(Objective): Extract all lines containing "with".

(Data entries):
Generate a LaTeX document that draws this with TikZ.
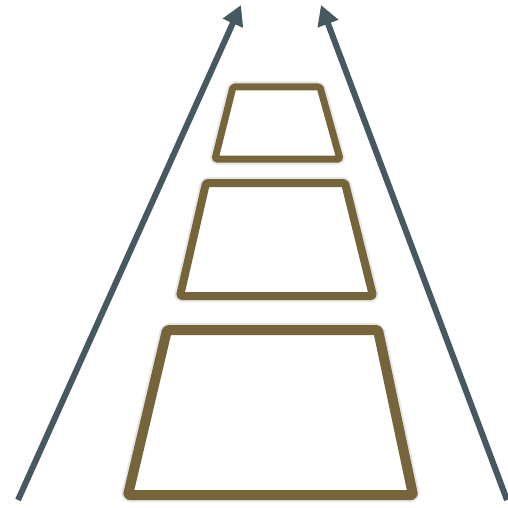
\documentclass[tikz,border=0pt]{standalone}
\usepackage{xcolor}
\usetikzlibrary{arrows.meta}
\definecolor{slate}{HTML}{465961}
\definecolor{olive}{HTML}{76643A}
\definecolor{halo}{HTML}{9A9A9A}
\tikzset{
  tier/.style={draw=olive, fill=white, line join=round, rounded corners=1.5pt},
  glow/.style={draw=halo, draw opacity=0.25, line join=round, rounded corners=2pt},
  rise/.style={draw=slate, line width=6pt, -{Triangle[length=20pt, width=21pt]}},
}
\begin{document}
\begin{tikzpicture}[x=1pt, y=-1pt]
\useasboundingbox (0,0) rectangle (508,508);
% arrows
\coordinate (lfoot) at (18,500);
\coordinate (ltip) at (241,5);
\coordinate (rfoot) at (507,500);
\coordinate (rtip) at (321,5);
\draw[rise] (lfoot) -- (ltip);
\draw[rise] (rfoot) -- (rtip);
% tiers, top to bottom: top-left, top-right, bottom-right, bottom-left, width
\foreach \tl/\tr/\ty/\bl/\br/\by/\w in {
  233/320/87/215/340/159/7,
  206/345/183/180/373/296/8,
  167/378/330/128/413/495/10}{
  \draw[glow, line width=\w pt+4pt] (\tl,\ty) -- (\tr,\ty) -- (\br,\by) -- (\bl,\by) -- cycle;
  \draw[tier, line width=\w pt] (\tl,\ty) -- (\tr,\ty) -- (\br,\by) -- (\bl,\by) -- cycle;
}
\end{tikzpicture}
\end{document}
* * *
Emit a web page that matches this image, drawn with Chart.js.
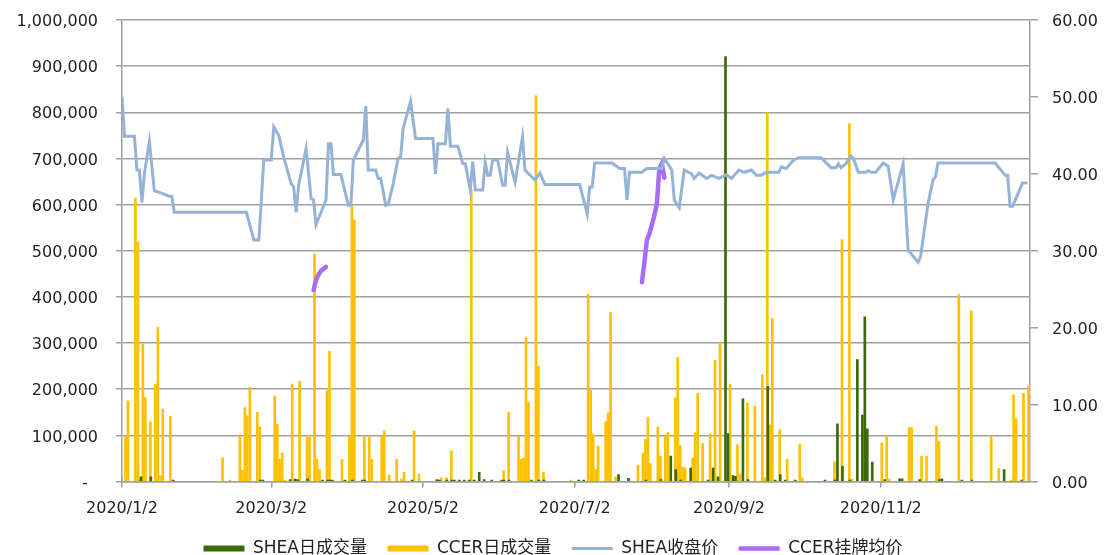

(Task answer):
Generate a LaTeX document that draws this with TikZ.
Emit a web page that matches this image, drawn with Chart.js.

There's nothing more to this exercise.